Suppose we have an entire cost zero path from source to sink. If we change the flow in N by one in the indicated direction, it is still feasible. Since the path from the source is outward, the effect of this change is to increase the net flow.

     N:     source------->--------*     flow=5, capacity=10
                    ----->------  cost=0
                   /            \
                  /              \      can increase flow on edge e
     I(N,F):source                *     and increase net flow
                  \              /
                   \            /
                    -----<------  cost=0

     N:     source-------<--------*     flow=5, capacity=10
                    -----<------  cost=0
                   /            \
                  /              \
     I(N,F):source                *
                  \              /      can decrease flow on edge e
                   \            /       and increase net flow
                    ----->------  cost=0    

By, say, a directed version of Dijkstra's algorithm, we can find the minimal cost path in I(N,F) from v[1] to v[2]. If the cost of this path is zero, we can increase the net flow along the corresponding, path in N, and start again.
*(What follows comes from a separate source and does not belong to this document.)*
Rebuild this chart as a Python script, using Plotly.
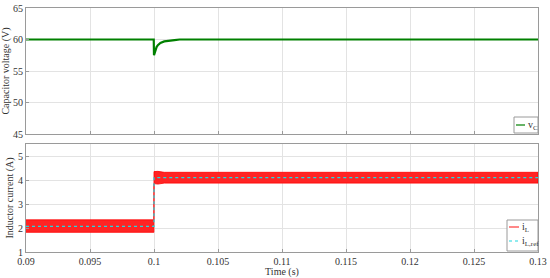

If all paths have non-zero cost, the flow is already maximal. Since, when we can increase flow, we can always increase by at least one, the algorithm must terminate. In practice, we would increase the flow by the largest value which would keep the flow along the path feasible.

While this algorithm is far from optimal, it is clear and easy to implement.

Finding the Degree of Redundancy of Paths and Vertices

If we redefine the capacities of the edges of a network to all be one, then the maximal flow from v[1] to v[2] gives the number of alternate paths from v[1] to v[2], i.e. the degree of redundancy for traffic from v[1] to v[2]. Note, however, that the alternate paths may share vertices. In order to find the degree of redundancy in vertices, we have to transform the network by converting each vertex into a pair of vertices, connected by a single directed edge. All incoming edges (negatively) incident with the original vertex are made incident with the initial vertex of the new edge, while all outgoing edges (positively) incident with the original vertex are made incident with the terminal vertex of the new edge.

     old: --->--*--->---
     new: --->--*-->--*--->---

By splitting the vertices this way, alternate paths can no longer share vertices of the original network. Thus the degree of redundancy of paths in this new network gives us the degree of redundancy of vertices in the original network.


In this chapter we have looked at the tools from graph theory which are most useful in network design. The incidence matrix gives us a data structure with which to represent graphs. Dijkstra's algorithm provides an efficient means of finding minimal cost paths within a graph. Using the idea of the incremental graph of a network, we can use minimal cost algorithms to find maximal flows within a network which do not violate the capacity constraints of the network. The same approach can be used to find the degree of redundancy in paths or in vertices of a network.


  1. Consider a finite (undirected) graph of 201 vertices, numbered 1 through 201. Suppose each even numbered vertex has an edge to the two odd numbered vertices above and below it in sequence. Suppose each odd numbered vertex in the range 1 through 199 also has an edge to vertex 201. Is the number of edges incident on vertex 201 odd or even? Why?

  2. Take the graph from problem 1 and assign a cost to each edge equal to the square root of the magnitude of the difference in ordinals of the vertices incident on the edge. Find a minimal cost path from vertex 3 to vertex 198, from vertex 8 to vertex 3, from vertex 8 to vertex 198.

  3. Take the graph from problem 1 and make it into a directed graph by directing all edges from lower numbered vertices to higher numbered vertices, except at vertex 201. At vertex 201 direct the edges out if they go to odd numbered vertices, and in from even numbered vertices. Assign a capacity to each edge equal to the magnitude of the difference in ordinals of the vertices incident on the edge. Find the maximal feasible flow from vertex 3 to vertex 198, from vertex 8 to vertex 3, from vertex 8 to vertex 198.